>> BEGIN Data section

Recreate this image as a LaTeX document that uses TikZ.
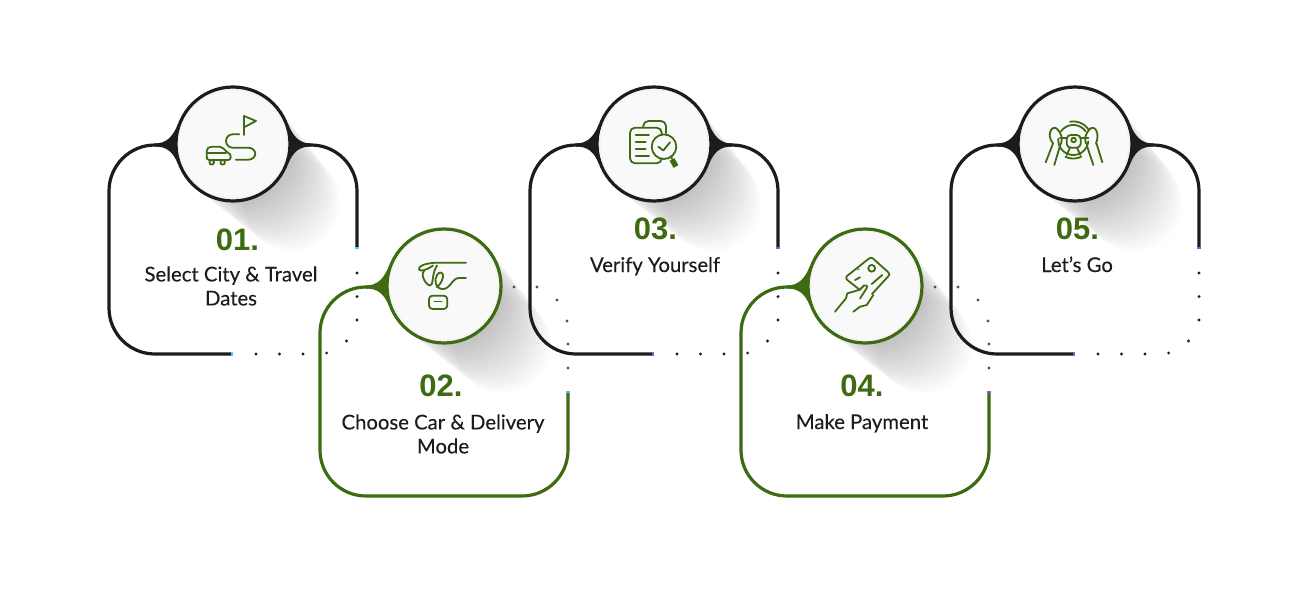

>> END Data section
>> BEGIN Data section

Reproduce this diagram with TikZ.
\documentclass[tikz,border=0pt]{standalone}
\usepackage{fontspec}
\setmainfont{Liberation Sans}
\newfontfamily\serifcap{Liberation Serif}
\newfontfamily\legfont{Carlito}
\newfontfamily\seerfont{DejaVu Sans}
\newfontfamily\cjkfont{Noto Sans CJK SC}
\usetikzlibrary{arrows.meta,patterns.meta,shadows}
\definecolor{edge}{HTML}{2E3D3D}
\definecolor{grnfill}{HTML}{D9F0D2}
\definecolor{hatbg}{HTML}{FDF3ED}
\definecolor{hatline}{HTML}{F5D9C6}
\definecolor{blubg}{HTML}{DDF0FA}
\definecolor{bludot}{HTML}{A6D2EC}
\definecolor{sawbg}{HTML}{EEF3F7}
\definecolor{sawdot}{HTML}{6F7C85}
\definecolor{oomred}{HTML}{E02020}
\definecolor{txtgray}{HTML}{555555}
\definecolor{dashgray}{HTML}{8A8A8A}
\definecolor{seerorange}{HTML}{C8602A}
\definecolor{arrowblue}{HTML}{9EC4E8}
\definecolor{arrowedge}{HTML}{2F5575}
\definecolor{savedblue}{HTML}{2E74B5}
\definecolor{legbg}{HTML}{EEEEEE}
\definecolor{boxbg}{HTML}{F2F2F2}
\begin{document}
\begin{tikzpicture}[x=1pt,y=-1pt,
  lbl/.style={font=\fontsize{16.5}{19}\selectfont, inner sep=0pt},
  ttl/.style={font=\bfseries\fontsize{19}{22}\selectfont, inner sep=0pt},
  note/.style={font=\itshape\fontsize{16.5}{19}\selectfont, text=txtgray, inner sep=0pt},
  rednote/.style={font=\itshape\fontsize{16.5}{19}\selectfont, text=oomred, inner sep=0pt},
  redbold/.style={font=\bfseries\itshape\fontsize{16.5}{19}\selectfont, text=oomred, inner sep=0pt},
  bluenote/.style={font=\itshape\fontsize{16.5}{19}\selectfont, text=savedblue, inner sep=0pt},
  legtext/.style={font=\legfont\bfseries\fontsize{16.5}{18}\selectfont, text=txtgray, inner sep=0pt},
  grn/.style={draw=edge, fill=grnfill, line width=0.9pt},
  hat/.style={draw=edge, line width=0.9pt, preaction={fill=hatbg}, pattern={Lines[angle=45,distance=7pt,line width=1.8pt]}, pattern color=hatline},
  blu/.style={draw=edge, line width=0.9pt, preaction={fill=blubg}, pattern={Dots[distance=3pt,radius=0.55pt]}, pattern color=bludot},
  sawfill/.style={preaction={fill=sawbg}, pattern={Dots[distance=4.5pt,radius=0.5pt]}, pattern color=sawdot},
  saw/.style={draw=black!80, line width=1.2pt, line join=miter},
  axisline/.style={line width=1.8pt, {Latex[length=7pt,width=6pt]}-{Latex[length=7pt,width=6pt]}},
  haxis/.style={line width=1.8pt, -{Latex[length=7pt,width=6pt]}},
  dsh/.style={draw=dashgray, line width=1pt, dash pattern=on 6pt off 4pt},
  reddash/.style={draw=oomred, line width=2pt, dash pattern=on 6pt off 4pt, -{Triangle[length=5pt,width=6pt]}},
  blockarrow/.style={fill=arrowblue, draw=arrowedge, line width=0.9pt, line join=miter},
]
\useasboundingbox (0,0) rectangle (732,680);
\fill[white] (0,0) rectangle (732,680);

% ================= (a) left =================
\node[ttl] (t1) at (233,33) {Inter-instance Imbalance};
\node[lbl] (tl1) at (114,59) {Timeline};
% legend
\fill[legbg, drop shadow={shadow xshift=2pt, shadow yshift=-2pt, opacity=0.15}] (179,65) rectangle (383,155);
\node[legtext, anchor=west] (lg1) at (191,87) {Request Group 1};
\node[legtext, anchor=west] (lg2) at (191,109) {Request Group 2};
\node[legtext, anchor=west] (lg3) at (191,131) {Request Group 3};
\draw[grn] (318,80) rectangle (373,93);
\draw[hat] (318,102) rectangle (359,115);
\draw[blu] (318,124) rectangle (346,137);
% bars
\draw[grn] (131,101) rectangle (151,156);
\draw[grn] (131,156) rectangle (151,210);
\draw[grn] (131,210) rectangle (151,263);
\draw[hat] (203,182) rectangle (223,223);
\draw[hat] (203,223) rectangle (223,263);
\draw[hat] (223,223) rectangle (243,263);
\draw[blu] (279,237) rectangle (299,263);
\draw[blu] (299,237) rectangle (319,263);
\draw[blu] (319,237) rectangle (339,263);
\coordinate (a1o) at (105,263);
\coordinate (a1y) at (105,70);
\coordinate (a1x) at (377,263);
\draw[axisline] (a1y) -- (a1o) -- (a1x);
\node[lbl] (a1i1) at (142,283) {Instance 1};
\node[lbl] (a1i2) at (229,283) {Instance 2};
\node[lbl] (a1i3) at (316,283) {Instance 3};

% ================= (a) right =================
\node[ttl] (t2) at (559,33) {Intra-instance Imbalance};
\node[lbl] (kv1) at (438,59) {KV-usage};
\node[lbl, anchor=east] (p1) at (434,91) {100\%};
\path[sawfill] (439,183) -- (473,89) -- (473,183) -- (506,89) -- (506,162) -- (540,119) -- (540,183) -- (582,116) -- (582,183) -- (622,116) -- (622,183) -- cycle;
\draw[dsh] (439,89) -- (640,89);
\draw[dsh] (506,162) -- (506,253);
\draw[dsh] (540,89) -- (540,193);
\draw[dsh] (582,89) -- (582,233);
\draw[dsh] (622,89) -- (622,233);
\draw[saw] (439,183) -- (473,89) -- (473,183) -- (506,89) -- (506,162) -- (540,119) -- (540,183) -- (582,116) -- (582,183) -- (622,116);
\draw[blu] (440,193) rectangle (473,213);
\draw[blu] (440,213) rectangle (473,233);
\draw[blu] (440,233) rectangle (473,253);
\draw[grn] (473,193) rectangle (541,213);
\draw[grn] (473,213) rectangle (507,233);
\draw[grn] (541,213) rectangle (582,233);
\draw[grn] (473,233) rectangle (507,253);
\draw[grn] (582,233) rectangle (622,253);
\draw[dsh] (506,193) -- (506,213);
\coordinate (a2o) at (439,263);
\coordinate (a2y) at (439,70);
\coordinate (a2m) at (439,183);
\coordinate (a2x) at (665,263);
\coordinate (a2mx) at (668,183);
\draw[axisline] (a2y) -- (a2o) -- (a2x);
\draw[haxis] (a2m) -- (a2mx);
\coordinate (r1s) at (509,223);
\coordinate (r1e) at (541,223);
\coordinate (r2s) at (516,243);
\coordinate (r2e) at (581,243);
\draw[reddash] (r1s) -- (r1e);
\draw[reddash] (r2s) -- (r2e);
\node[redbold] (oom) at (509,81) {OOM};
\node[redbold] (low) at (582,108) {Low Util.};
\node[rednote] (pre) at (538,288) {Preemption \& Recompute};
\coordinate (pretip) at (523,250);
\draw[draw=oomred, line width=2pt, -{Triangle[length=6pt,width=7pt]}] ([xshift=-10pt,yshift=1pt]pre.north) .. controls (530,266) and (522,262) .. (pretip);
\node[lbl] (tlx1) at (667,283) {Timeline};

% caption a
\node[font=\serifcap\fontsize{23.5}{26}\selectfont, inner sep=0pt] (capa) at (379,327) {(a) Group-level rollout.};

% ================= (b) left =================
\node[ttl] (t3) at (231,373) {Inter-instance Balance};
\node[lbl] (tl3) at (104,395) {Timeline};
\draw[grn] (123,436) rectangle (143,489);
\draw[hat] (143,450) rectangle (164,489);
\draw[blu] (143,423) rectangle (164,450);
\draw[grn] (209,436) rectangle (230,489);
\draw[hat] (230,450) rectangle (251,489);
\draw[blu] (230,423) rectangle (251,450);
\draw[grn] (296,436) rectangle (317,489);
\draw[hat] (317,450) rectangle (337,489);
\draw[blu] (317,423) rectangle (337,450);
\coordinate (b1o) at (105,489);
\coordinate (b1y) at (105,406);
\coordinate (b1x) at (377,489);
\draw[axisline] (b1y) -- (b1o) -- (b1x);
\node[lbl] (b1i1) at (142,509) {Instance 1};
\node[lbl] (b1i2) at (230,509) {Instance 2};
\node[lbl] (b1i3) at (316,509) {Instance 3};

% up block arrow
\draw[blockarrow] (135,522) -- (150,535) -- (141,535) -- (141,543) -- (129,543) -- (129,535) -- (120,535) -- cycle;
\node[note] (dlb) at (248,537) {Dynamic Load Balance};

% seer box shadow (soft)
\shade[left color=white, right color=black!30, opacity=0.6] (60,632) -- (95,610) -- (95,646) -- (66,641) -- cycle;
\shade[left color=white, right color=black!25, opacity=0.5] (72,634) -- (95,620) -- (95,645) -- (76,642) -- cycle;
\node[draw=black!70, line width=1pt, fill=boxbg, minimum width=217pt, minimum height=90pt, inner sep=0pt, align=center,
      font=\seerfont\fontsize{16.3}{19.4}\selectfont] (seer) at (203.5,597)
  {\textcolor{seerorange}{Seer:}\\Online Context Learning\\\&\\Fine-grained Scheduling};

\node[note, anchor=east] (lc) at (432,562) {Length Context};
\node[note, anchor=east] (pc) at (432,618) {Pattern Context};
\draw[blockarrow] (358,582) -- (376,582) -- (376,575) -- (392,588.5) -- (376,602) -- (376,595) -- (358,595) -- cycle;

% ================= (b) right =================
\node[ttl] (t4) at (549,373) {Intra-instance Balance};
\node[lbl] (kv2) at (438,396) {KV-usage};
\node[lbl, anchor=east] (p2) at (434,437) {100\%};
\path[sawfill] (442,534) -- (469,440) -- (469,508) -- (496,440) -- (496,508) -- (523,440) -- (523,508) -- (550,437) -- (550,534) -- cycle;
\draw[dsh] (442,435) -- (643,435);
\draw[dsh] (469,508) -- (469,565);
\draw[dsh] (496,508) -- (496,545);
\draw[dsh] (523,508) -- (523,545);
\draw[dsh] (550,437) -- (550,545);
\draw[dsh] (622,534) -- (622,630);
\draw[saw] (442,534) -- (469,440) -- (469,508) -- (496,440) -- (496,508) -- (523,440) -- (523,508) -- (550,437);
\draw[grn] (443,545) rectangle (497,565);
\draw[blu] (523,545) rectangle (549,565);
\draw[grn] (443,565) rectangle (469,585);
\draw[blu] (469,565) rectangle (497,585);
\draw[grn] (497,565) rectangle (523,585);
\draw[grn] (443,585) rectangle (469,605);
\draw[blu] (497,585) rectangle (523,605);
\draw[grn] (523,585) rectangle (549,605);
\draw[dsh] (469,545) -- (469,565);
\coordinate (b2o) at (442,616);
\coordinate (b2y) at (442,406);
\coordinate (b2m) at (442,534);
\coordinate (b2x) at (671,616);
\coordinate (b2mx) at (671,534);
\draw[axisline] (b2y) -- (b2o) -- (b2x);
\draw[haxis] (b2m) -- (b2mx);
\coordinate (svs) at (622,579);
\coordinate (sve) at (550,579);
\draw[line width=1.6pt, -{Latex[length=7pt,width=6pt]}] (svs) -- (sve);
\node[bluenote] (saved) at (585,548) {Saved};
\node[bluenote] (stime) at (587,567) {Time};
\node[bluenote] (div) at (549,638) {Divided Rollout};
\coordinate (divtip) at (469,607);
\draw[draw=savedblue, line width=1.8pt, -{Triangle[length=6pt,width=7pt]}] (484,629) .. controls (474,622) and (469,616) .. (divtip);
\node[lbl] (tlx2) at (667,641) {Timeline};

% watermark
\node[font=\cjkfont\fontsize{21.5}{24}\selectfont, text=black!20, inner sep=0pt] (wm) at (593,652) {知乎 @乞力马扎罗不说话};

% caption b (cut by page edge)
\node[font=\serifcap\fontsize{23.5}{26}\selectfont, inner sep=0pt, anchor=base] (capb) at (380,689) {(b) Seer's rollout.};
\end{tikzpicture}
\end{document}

>> END Data section

▶ _Exercise details_
Scan the data above; copy every line where "this" appears.

▶ _Reply to the task_
Recreate this image as a LaTeX document that uses TikZ.
Reproduce this diagram with TikZ.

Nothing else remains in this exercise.